Türkiye Büyük Millet Meclisi’ne (TBMM) sunulması beklenen ve LGBTİ+ları doğrudan hedef alan ayrımcı düzenlemeler içeren 11. Yargı Paketi taslağı 15 Ekim’de gazetecilere ulaştı. Bu Yargı Paketi taslağında LGBTİ+ların neredeyse yaşam hakkı ellerinden alınıyor.
TGS Kadın ve LGBTİ+ Komisyonu olarak da bizlerin ilk görevi, temel insan haklarını savunmaktır. Bu taslağa göre, Türk Ceza Kanunu’nda değişikliğe giderek doğuştan gelen cinsiyete veya ‘genel ahlak’a aykırı tutum ve davranışlara üç yıla kadar hapis cezası getiriyor.
Bu davranışta bulunanlar ile bu davranışı öven, özendiren veya teşvik edenlere de hapis cezası öngörülüyor.
Taslaktaki düzenlemelere göre ayrıca; aynı cinsiyetten kişilerin nikâh ve evlilik törenleri hapis tehdidi altına alınacak. Dijital platformlarda LGBTİ+ karakterlere yer veren içerikler ise RTÜK tarafından cezalandırılabilecek veya yayından kaldırılabilecek.
Öte yandan, düzenlemelere göre LGBTİ+ haber platformları ve LGBTİ+ haberleri yapan mecralar da doğrudan “özendirme” ve “övme” gerekçeleriyle cezalandırılma tehdidi altına giriyor.
Onur Yürüyüşü başta olmak üzere LGBTİ+ hak savunuculuğu faaliyetleri, akademik araştırmalar, raporlamalar ve haberler, yasadaki muğlak ifadeler nedeniyle soruşturma ve ceza riskine maruz kalacak.
- Bu, gazetecilik faaliyetlerine doğrudan bir tehdit anlamına geliyor.
- Söz konusu tasarı en çok LGBTİ+’ları, ardından da toplumun tamamının temel hak ve özgürlüklerini hedef alıyor.
- Basın özgürlüğü ile ifade özgürlüğü birbirinden ayrılamaz; birinin kısıtlanması, diğerini de doğrudan tehdit eder.

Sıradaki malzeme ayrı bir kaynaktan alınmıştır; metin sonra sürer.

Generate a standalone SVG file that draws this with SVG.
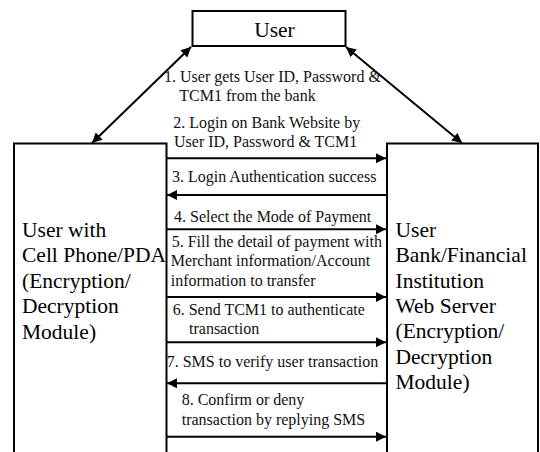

- Yargı Paketi, bu haliyle toplumsal yaşamın her alanını denetim altına alma ve toplumu susturma girişimi niteliği taşıyor. Yasa hayata geçirilirse hem gazetecilik hem akademi hem de sivil alan ciddi biçimde baskı altına alınacak ve kamuoyunun bilgi alma hakkı kısıtlanacak.
Kaygılıyız, başta yaşam hakkını savunuyoruz. Hiç kimse özendiği için cinsel yönelimini değiştirmez. 2025 Aile Yılı diyerek başlayan hak ve özgürlükleri kısıtlamaya yönelik girişimler önce camilerde verilen kadınların giydiklerine yönelik fetvalarla başladı şimdi de yaşama hakkımız / varlığımız yasalarla tehdit ediliyor. Yıllardır soruyoruz, bir kez daha tekrarlıyoruz; Genel ahlak kimin ahlakı?
Mesleğimiz gazetecilik açısından da LGBTİ+ların yaşadığı sorunları haberleştirmek cezalandırma gerekçesi olamaz. LGBTİ+ olmak da bir cezalandırma gerekçesi değildir. Varlığımızı kabul etmeyen, yasalarla yasaklamaya çalışanlara sesleniyoruz. İzninizle var olmadık, yasaklarınızla da yok olmayacağız.